---- DATASET RECORDS

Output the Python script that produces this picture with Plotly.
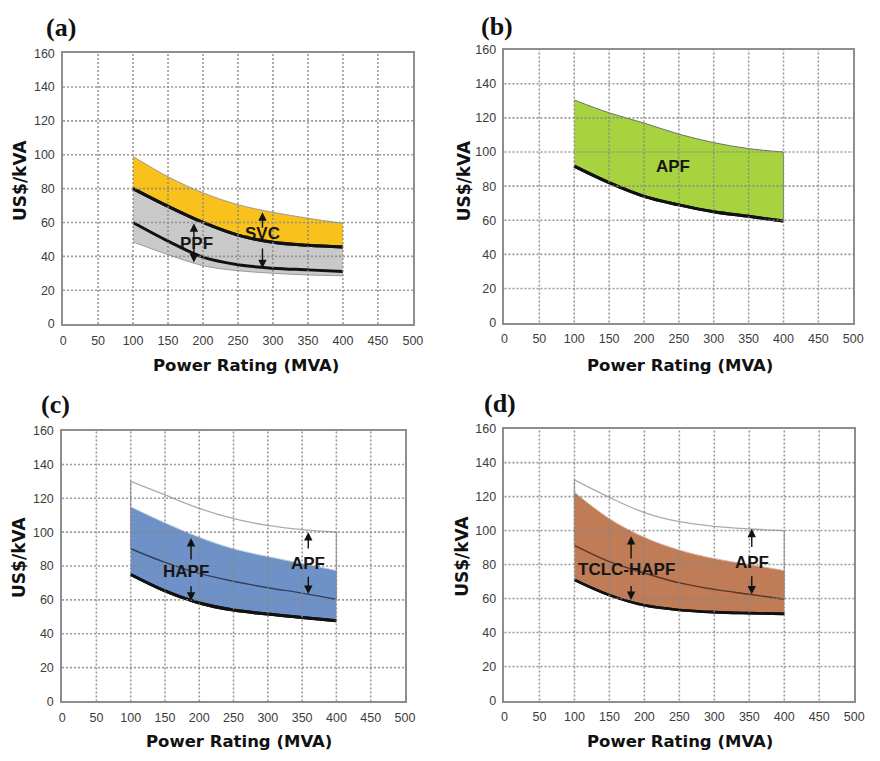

--------
---- DATASET RECORDS

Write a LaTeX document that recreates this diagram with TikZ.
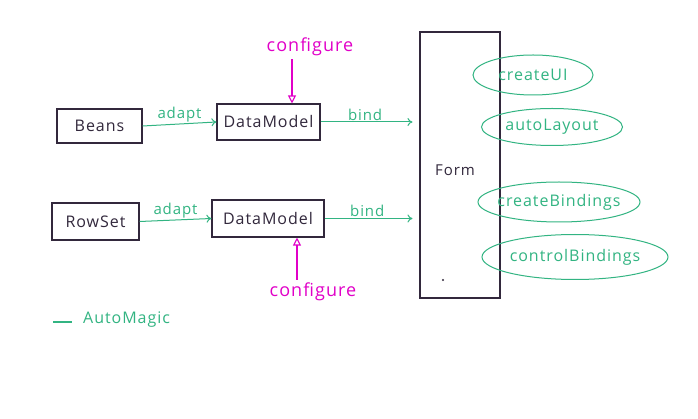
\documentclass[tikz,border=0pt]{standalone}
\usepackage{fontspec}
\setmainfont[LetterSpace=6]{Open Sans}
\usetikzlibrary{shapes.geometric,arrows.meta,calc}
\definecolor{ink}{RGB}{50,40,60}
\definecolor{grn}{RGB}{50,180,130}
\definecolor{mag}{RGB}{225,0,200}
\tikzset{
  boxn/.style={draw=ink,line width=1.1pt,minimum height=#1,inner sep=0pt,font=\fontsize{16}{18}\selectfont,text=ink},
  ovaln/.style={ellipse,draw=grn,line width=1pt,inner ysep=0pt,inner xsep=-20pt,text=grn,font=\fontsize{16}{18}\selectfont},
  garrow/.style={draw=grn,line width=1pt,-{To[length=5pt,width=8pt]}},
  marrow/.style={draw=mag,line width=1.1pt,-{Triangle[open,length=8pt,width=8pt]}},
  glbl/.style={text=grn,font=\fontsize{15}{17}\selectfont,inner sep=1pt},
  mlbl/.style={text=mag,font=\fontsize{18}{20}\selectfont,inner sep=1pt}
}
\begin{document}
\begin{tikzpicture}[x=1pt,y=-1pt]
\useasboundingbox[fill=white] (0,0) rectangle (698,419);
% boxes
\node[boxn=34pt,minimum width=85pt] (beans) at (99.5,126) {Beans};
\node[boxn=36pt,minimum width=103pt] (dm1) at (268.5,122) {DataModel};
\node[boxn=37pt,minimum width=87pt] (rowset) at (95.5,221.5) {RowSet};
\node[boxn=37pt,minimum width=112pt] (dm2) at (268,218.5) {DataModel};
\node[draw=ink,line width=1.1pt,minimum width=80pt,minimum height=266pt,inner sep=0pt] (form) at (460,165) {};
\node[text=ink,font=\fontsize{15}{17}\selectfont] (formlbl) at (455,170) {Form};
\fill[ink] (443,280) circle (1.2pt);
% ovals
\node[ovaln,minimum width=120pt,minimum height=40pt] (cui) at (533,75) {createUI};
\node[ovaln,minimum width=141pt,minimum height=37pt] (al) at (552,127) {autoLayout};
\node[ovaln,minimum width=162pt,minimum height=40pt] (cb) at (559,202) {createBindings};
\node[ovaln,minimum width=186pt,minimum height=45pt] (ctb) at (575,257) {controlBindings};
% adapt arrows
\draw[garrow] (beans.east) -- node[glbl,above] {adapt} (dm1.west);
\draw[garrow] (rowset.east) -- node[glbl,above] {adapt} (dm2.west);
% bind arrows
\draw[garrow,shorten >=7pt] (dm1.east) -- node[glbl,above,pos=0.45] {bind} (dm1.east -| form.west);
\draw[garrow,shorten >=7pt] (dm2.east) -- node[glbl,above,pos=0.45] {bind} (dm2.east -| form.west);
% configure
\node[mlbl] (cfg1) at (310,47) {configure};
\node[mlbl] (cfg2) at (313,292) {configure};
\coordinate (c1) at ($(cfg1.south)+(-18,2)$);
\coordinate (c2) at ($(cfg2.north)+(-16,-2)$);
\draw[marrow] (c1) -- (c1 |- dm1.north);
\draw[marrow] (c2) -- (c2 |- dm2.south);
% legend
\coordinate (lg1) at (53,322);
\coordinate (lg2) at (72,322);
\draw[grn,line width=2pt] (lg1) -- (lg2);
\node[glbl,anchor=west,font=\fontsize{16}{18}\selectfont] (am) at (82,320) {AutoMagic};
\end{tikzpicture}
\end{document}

--------

**GIVEN INSTRUCTION:** Lines that hold "with" are the ones to copy; find all of them.

**RESULT OF THIS EXERCISE:**
Output the Python script that produces this picture with Plotly.
Write a LaTeX document that recreates this diagram with TikZ.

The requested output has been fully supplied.